Minnesota Twins – No. 45
- Pitcher
- Born: January 19, 2000 (age 26) Palm Springs, California, U.S.
- Bats: RightThrows: Right

MLB debut
- July 5, 2025, for the Minnesota Twins

MLB statistics (through September 21, 2026)
- Win–loss record: 4–4
- Earned run average: 5.76
- Strikeouts: 89
- Stats at Baseball Reference

Teams
- Minnesota Twins (2025–present);

= Travis Adams =

American baseball player (born 2000)

Travis Michael Adams (born January 19, 2000) is an American professional baseball pitcher for the Minnesota Twins of Major League Baseball (MLB). He made his MLB debut in 2025.

==Career==
===Amateur===
Adams attended Palm Desert High School in Palm Desert, California, and California State University, Sacramento, where he played college baseball for the Sacramento State Hornets. He logged a combined 10–6 win–loss record and 3.75 earned run average (ERA) with 130 strikeouts and 25 walks across 151 innings pitched. In 2020, Adams played collegiate summer baseball for the Wisconsin Rapids Rafters of the Northwoods League.

===Minnesota Twins===
The Minnesota Twins selected Adams in the sixth round, with the 189th overall selection, of the 2021 Major League Baseball draft.

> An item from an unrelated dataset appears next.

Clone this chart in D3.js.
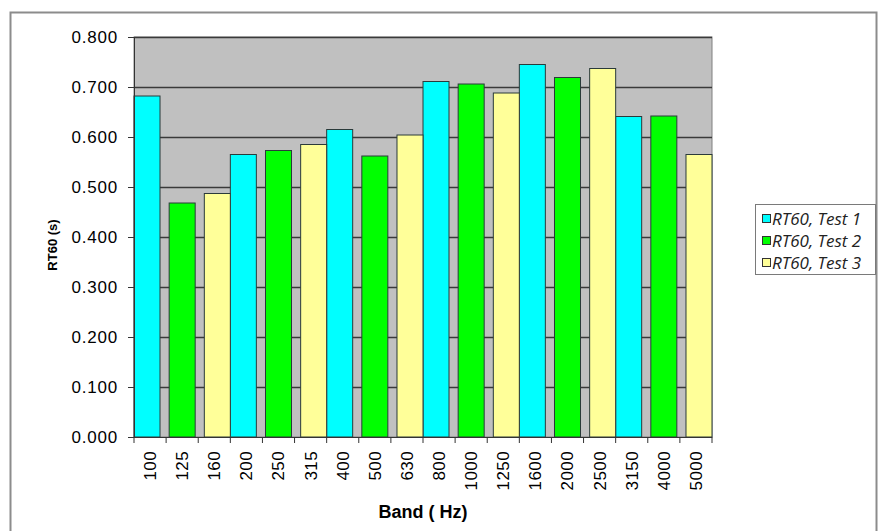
<!DOCTYPE html>
<html>
<head>
<meta charset="utf-8">
<script src="https://cdn.jsdelivr.net/npm/d3@7"></script>
<style>
  html, body { margin: 0; padding: 0; background: #ffffff; }
  svg { display: block; }
</style>
</head>
<body>
<svg id="chart" width="881" height="531"></svg>
<script>
// Reverberation time per third-octave band, three test runs
const bands = ["100","125","160","200","250","315","400","500","630","800",
               "1000","1250","1600","2000","2500","3150","4000","5000"];
const seriesNames = ["RT60, Test 1", "RT60, Test 2", "RT60, Test 3"];
const test1 = [0.682, null, null, 0.565, null, null, 0.615, null, null, 0.711, null, null, 0.745, null, null, 0.641, null, null];
const test2 = [null, 0.468, null, null, 0.573, null, null, 0.562, null, null, 0.706, null, null, 0.719, null, null, 0.642, null];
const test3 = [null, null, 0.487, null, null, 0.585, null, null, 0.604, null, null, 0.688, null, null, 0.737, null, null, 0.565];
const seriesColors = ["#00ffff", "#00ff00", "#ffff99"];
const yTicks = [0, 0.1, 0.2, 0.3, 0.4, 0.5, 0.6, 0.7, 0.8];

const allSeries = [test1, test2, test3];

const svg = d3.select("#chart");

// outer chart frame
svg.append("rect")
  .attr("x", 10.5).attr("y", 12.5)
  .attr("width", 866).attr("height", 540)
  .attr("fill", "#ffffff")
  .attr("stroke", "#8c8c8c").attr("stroke-width", 2);

const plot = { left: 134, right: 712, top: 37, bottom: 437 };

const x = d3.scaleBand().domain(bands).range([plot.left, plot.right]).paddingInner(0).paddingOuter(0);
const y = d3.scaleLinear().domain([0, 0.8]).range([plot.bottom, plot.top]);

// each series sits in its own shifted slot inside a category (heavy overlap)
const barW = x.bandwidth() * 0.81;
const slot = d3.scalePoint().domain([0, 1, 2]).range([0, x.bandwidth() - barW]);

// plot area
svg.append("rect")
  .attr("x", plot.left).attr("y", plot.top)
  .attr("width", plot.right - plot.left).attr("height", plot.bottom - plot.top)
  .attr("fill", "#c0c0c0")
  .attr("stroke", "#808080").attr("stroke-width", 1);

// horizontal gridlines
svg.append("g")
  .selectAll("line")
  .data(yTicks.filter(t => t > 0))
  .join("line")
  .attr("x1", plot.left).attr("x2", plot.right)
  .attr("y1", d => Math.round(y(d)) + 0.5).attr("y2", d => Math.round(y(d)) + 0.5)
  .attr("stroke", "#3a3a3a").attr("stroke-width", 1.3);

// bars
allSeries.forEach((vals, si) => {
  svg.append("g")
    .selectAll("rect")
    .data(bands.map((b, i) => ({ band: b, value: vals[i] })).filter(d => d.value != null))
    .join("rect")
    .attr("x", d => x(d.band) + slot(si))
    .attr("y", d => y(d.value))
    .attr("width", barW)
    .attr("height", d => y(0) - y(d.value))
    .attr("fill", seriesColors[si])
    .attr("stroke", "#2a3a3a").attr("stroke-width", 1);
});

// y axis
const yAxis = d3.axisLeft(y).tickValues(yTicks).tickFormat(d3.format(".3f")).tickSize(6).tickPadding(10);
const gy = svg.append("g").attr("transform", `translate(${plot.left},0)`).call(yAxis);
gy.select(".domain").attr("stroke", "#333");
gy.selectAll(".tick line").attr("stroke", "#333");
gy.selectAll(".tick text")
  .attr("font-family", "'Liberation Sans', Arial, sans-serif")
  .attr("font-size", 17).attr("letter-spacing", 0.8)
  .attr("fill", "#000");

// x axis: ticks on category boundaries, rotated band labels
const gx = svg.append("g").attr("transform", `translate(0,${plot.bottom})`);
gx.append("line")
  .attr("x1", plot.left).attr("x2", plot.right)
  .attr("y1", 0.5).attr("y2", 0.5)
  .attr("stroke", "#333");
gx.selectAll("line.tk")
  .data(bands.concat(["end"]))
  .join("line").attr("class", "tk")
  .attr("x1", (d, i) => x.step() * i + plot.left)
  .attr("x2", (d, i) => x.step() * i + plot.left)
  .attr("y1", 0).attr("y2", 6)
  .attr("stroke", "#333");
gx.selectAll("text")
  .data(bands)
  .join("text")
  .attr("transform", d => `translate(${x(d) + x.bandwidth() / 2},14) rotate(-90)`)
  .attr("text-anchor", "end")
  .attr("dy", "0.35em")
  .attr("font-family", "'Liberation Sans', Arial, sans-serif")
  .attr("font-size", 17).attr("letter-spacing", 0.4)
  .attr("fill", "#000")
  .text(d => d);

// axis titles
svg.append("text")
  .attr("transform", `translate(${(plot.left + plot.right) / 2},518)`)
  .attr("text-anchor", "middle")
  .attr("font-family", "'Liberation Sans', Arial, sans-serif")
  .attr("font-weight", "bold").attr("font-size", 18)
  .text("Band ( Hz)");

svg.append("text")
  .attr("transform", `translate(57,245) rotate(-90)`)
  .attr("text-anchor", "middle")
  .attr("font-family", "'Liberation Sans', Arial, sans-serif")
  .attr("font-weight", "bold").attr("font-size", 13)
  .text("RT60 (s)");

// legend
const legend = svg.append("g");
legend.append("rect")
  .attr("x", 755.5).attr("y", 204.5).attr("width", 120).attr("height", 70)
  .attr("fill", "#ffffff").attr("stroke", "#7a7a7a").attr("stroke-width", 1);
seriesNames.forEach((name, i) => {
  const cy = 219 + i * 22;
  legend.append("rect")
    .attr("x", 762.5).attr("y", cy - 4.5).attr("width", 8).attr("height", 8)
    .attr("fill", seriesColors[i]).attr("stroke", "#333").attr("stroke-width", 1);
  legend.append("text")
    .attr("x", 772).attr("y", cy + 6)
    .attr("font-family", "'Open Sans', sans-serif")
    .attr("font-style", "italic").attr("font-size", 17)
    .attr("fill", "#222")
    .text(name);
});
</script>
</body>
</html>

He made his professional debut with the rookie-level Florida Complex League Twins. Adams split the 2022 campaign between the Single-A Fort Myers Mighty Mussels and High-A Cedar Rapids Kernels, accumulating a combined 6–8 record and 3.93 ERA with 108 strikeouts in 100 2/3 innings pitched across 22 starts. He spent 2023 with the Double-A Wichita Wind Surge, compiling a 4–10 record and 5.66 ERA with 97 strikeouts in 109 2/3 strikeouts over 26 games (22 starts).

Adams spent 2024 with Double-A Wichita and the Triple-A St. Paul Saints, compiling a 5–9 record and 3.90 ERA with 118 strikeouts across 127 innings pitched. On November 19, 2024, the Twins added Adams to their 40-man roster to protect him from the Rule 5 draft.

The Twins optioned Adams to Triple-A St. Paul to begin the 2025 season. In 13 appearances for the Saints, he logged a 3–1 record and 3.43 ERA with 37 strikeouts and three saves across 42 innings of work. On June 6, 2025, Adams was promoted to the major leagues for the first time. He went unused out of the bullpen, and was optioned back to St. Paul on June 9, briefly becoming a phantom ballplayer. Adams was promoted for a second time on July 5, and made his MLB debut that day against the Tampa Bay Rays. On July 12, Adams recorded his first career win, allowing one earned run in four innings of relief against the Pittsburgh Pirates.